More than scholarships
Recruiting students early and providing scholarships to mitigate undergraduate and graduate school debt will only go so far to expand and diversify the early ed workforce. Dismally low pay and often poor working conditions are major barriers that keep many talented students from pursuing early ed. According to a report by the Center for the Study of Child Care Employment at the University of California, Berkeley, ”Despite their important, complex labor, early educators’ working conditions undermine their wellbeing and create devastating financial insecurity well into retirement age.”
The Ballmer Group acknowledged these barriers when it announced the new grants: “More work than scholarships alone will be required to increase the number of people entering early childhood education and bolster the number of people of color teaching in the field.… Only with long-term system change can we ensure that scholarship recipients are moving into a career that values the importance of their work.”
That’s why the foundation is also allocating funds to support more fundamental changes in our system of early care. A portion of the recent round of funding will go to Child Care Aware of Washington, which advocates policies to improve “teacher retention, pay and professional development,” according to the announcement. It also supports Pathwaves WA’s fellowship for mid-career professionals working in early education policy in Washington state.

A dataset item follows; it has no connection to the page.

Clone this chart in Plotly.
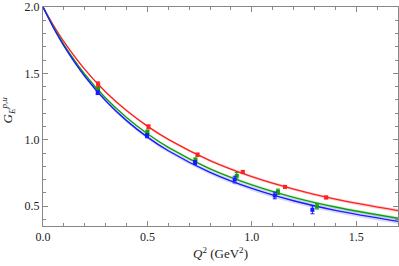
import plotly.graph_objects as go

# Curve samples
q2_curve = [0, 0.05, 0.1, 0.2, 0.3, 0.4, 0.5, 0.6, 0.8, 1.0, 1.2, 1.4, 1.7]
red_curve = [2.0, 1.862, 1.739, 1.530, 1.360, 1.220, 1.102, 1.002, 0.843, 0.722, 0.628, 0.552, 0.466]
green_curve = [2.0, 1.850, 1.717, 1.494, 1.314, 1.167, 1.045, 0.943, 0.781, 0.660, 0.566, 0.493, 0.408]
blue_curve = [2.0, 1.844, 1.707, 1.478, 1.294, 1.144, 1.020, 0.917, 0.754, 0.633, 0.540, 0.468, 0.385]
red_band = [0, 0.002, 0.003, 0.005, 0.006, 0.007, 0.008, 0.008, 0.009, 0.010, 0.010, 0.011, 0.012]
green_band = [0, 0.002, 0.003, 0.005, 0.006, 0.007, 0.008, 0.008, 0.009, 0.010, 0.010, 0.011, 0.012]
blue_band = [0, 0.004, 0.006, 0.009, 0.011, 0.013, 0.014, 0.015, 0.016, 0.017, 0.018, 0.018, 0.019]

# Data points
red_x = [0.264, 0.505, 0.740, 0.957, 1.159, 1.356]
red_y = [1.418, 1.097, 0.887, 0.757, 0.645, 0.565]
red_err = [0.018, 0.015, 0.012, 0.012, 0.010, 0.010]
green_x = [0.264, 0.500, 0.730, 0.928, 1.125, 1.312]
green_y = [1.378, 1.058, 0.848, 0.728, 0.608, 0.498]
green_err = [0.015, 0.015, 0.015, 0.025, 0.020, 0.020]
blue_x = [0.262, 0.498, 0.728, 0.918, 1.110, 1.290]
blue_y = [1.355, 1.030, 0.828, 0.700, 0.580, 0.472]
blue_err = [0.015, 0.015, 0.015, 0.025, 0.025, 0.030]

series = [
    (red_curve, red_band, red_x, red_y, red_err, "#ff2020", "rgba(255,0,0,0.18)"),
    (green_curve, green_band, green_x, green_y, green_err, "#10a010", "rgba(0,170,0,0.2)"),
    (blue_curve, blue_band, blue_x, blue_y, blue_err, "#1a1aff", "rgba(60,60,255,0.2)"),
]

SERIF = "'Liberation Serif', 'Times New Roman', Times, serif"

fig = go.Figure()
for curve, band, dx, dy, de, col, fill in series:
    upper = [c + b for c, b in zip(curve, band)]
    lower = [c - b for c, b in zip(curve, band)]
    fig.add_trace(go.Scatter(x=q2_curve, y=upper, mode="lines", line=dict(width=0, shape="spline"),
                             hoverinfo="skip", showlegend=False))
    fig.add_trace(go.Scatter(x=q2_curve, y=lower, mode="lines", line=dict(width=0, shape="spline"),
                             fill="tonexty", fillcolor=fill, hoverinfo="skip", showlegend=False))
    fig.add_trace(go.Scatter(x=q2_curve, y=curve, mode="lines",
                             line=dict(color=col, width=1.4, shape="spline"), showlegend=False))
for curve, band, dx, dy, de, col, fill in series:
    fig.add_trace(go.Scatter(x=dx, y=dy, mode="markers",
                             marker=dict(symbol="square", size=4, color=col),
                             error_y=dict(type="data", array=de, color=col, thickness=1, width=2),
                             showlegend=False))

axis_common = dict(showline=True, linecolor="#888888", linewidth=1, mirror="ticks",
                   ticks="inside", ticklen=5, tickcolor="#888888", showgrid=False, zeroline=False,
                   automargin=False,
                   tickfont=dict(family=SERIF, size=12, color="#222222"))

fig.update_xaxes(range=[0, 1.7], dtick=0.5, tickformat=".1f",
                 minor=dict(dtick=0.1, ticks="inside", ticklen=3, tickcolor="#888888"),
                 **axis_common)
fig.update_yaxes(range=[0.35, 2.0], tickvals=[0.5, 1.0, 1.5, 2.0], tickformat=".1f",
                 minor=dict(dtick=0.1, ticks="inside", ticklen=3, tickcolor="#888888"),
                 **axis_common)

fig.add_annotation(text="<i>Q</i><sup>2</sup> (GeV<sup>2</sup>)", xref="paper", yref="paper",
                   x=0.5, y=-0.125, yanchor="middle", showarrow=False,
                   font=dict(family=SERIF, size=13, color="#222222"))
fig.add_annotation(text="<i>G</i><sub><i>E</i></sub><sup><i>p,u</i></sup>", xref="paper", yref="paper",
                   x=-0.1, y=0.53, xanchor="center", yanchor="middle", textangle=-90, showarrow=False,
                   font=dict(family=SERIF, size=13, color="#222222"))

fig.update_layout(width=399, height=266, margin=dict(l=43, r=1, t=7, b=40, autoexpand=False),
                  font=dict(family=SERIF, size=12, color="#222222"),
                  plot_bgcolor="white", paper_bgcolor="white")
fig.write_html("out.html", config={"displayModeBar": False},
               post_script="document.body.style.margin='0';document.body.style.overflow='hidden';")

In a 2019 blog post, Terri Ludwig, Ballmer Group’s president, argued that philanthropy alone can’t solve the early education issue. “We need to inspire significant public investment,” she wrote. “That’s why one of our strategies is to invest in strong state advocacy to stimulate policy changes that can broaden opportunities for young children.”

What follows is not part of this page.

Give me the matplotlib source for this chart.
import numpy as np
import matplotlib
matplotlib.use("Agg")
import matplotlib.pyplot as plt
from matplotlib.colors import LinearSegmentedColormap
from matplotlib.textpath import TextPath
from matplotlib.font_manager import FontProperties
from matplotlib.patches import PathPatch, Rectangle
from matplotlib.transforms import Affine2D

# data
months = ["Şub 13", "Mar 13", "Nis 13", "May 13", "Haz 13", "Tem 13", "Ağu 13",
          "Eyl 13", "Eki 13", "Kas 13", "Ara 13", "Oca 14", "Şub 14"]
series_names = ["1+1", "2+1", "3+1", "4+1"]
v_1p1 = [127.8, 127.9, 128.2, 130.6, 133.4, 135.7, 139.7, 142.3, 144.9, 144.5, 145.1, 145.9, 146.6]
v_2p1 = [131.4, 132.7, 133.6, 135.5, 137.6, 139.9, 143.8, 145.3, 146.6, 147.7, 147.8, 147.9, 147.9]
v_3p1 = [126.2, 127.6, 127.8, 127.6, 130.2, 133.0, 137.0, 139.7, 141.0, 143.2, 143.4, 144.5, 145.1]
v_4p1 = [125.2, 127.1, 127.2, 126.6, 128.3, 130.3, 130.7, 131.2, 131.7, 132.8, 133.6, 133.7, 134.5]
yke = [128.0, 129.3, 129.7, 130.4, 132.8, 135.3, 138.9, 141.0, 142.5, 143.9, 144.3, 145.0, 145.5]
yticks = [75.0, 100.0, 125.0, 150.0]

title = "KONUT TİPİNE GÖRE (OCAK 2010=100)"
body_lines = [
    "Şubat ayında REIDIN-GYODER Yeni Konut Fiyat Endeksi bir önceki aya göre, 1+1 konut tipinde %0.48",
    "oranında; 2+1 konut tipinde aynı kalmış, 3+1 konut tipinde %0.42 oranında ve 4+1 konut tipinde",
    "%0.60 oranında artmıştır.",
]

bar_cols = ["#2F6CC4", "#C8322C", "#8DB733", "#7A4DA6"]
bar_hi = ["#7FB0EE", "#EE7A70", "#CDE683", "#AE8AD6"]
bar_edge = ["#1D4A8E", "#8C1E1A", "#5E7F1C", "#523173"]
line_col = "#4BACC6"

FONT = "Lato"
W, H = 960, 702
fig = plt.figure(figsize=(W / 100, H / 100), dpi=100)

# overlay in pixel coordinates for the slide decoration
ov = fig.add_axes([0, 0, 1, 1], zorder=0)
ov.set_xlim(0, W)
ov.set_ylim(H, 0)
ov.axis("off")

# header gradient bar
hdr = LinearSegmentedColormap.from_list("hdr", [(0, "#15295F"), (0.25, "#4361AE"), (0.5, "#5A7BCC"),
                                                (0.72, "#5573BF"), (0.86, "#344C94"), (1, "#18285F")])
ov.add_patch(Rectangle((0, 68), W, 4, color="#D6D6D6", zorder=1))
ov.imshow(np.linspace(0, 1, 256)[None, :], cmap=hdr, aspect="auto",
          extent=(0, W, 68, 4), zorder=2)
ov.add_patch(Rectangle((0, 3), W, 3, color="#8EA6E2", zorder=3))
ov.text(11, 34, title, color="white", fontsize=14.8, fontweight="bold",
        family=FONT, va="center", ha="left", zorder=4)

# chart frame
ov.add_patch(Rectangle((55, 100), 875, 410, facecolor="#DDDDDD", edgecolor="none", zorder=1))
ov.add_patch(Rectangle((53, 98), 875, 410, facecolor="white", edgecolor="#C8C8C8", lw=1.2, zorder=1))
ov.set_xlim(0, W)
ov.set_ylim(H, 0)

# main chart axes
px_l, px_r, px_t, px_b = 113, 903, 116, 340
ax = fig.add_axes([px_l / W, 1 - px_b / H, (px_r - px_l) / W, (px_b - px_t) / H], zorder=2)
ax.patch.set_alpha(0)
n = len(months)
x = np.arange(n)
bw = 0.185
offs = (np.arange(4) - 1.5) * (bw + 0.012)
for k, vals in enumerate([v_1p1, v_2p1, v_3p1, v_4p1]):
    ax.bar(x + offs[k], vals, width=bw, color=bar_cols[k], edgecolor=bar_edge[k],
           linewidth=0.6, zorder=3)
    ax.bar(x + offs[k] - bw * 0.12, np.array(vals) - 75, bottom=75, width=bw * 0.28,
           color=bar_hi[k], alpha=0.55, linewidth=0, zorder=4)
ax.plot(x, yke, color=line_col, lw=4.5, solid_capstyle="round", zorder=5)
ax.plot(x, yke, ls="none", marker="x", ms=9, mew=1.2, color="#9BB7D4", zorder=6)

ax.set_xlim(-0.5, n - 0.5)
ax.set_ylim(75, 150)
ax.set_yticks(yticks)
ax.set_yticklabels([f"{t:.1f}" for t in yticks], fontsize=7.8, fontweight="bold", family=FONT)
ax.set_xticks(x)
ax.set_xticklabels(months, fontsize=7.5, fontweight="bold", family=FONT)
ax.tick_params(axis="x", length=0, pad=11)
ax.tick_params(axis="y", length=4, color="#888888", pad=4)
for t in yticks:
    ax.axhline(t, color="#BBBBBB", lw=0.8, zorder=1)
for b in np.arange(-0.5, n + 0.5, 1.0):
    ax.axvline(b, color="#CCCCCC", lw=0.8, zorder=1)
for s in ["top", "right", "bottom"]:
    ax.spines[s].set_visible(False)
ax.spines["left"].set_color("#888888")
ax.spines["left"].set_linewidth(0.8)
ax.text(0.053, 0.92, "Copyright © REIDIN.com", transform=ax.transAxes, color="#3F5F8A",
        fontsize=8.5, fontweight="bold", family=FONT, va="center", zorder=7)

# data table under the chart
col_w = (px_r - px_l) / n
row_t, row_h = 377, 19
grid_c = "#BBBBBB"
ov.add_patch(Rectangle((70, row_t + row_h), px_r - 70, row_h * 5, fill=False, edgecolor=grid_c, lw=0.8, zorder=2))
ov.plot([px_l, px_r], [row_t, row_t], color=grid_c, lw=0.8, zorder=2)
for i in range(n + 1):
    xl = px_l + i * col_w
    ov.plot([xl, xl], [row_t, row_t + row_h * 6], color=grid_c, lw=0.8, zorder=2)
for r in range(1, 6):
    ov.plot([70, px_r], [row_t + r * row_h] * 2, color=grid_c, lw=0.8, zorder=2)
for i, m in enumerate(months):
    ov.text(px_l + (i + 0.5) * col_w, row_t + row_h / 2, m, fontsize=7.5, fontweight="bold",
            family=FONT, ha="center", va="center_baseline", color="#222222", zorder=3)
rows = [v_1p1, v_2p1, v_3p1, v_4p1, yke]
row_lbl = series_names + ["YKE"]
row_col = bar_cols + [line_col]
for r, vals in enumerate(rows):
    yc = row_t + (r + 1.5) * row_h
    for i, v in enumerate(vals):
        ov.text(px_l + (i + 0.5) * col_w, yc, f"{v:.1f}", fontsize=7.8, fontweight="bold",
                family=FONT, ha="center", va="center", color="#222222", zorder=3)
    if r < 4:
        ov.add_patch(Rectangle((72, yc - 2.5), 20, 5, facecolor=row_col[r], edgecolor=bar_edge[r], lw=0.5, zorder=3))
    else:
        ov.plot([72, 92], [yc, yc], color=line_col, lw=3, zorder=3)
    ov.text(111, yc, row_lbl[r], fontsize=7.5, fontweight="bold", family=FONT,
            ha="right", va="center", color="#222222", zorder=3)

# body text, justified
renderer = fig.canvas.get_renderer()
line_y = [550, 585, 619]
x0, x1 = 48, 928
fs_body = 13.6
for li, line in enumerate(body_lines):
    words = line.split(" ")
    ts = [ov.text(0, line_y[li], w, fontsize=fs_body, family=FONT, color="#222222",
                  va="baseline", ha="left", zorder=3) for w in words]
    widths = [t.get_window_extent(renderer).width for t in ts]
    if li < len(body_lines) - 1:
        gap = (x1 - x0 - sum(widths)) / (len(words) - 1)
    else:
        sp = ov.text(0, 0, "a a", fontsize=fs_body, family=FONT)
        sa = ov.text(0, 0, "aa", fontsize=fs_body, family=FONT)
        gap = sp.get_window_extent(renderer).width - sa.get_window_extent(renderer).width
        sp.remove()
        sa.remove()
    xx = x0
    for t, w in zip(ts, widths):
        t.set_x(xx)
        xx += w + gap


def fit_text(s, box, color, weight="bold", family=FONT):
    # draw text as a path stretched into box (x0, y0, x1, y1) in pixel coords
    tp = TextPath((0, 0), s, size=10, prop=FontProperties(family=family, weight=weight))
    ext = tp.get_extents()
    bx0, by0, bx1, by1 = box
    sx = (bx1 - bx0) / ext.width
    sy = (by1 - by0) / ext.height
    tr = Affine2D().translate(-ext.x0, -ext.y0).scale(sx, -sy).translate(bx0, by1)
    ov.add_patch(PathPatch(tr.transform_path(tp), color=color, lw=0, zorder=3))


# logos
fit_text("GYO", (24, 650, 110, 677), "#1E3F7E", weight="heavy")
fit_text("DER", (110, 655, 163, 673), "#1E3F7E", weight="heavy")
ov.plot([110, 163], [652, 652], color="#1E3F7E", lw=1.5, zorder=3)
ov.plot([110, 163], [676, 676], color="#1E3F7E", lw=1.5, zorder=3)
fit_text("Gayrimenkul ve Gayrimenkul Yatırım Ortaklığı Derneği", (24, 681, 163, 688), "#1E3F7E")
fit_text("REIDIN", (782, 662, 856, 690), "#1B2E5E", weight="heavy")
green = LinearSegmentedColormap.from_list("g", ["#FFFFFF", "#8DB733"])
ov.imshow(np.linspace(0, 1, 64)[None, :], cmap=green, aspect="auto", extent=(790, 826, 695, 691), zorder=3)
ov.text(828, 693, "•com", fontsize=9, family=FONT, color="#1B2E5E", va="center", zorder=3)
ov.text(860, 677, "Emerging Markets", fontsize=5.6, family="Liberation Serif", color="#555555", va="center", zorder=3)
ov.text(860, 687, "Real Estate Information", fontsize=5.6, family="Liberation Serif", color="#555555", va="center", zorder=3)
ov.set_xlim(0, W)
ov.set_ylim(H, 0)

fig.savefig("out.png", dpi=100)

Given Steve and Connie Ballmer’s wealth — he is currently worth close to $90 billion, according to Forbes, making him No. 10 on the 2023 list of the world’s billionaires — the foundation’s commitment to ECE is significant. This funder can move tremendous sums to the cause, and hopefully, we’ll see further focus on policy and structural change in years to come. Those involved clearly understand what is at stake. In her post, Ludwig pointed to evidence of the benefits of ECE and concluded, “Given the data, it’s baffling why our nation underinvests in our little ones.”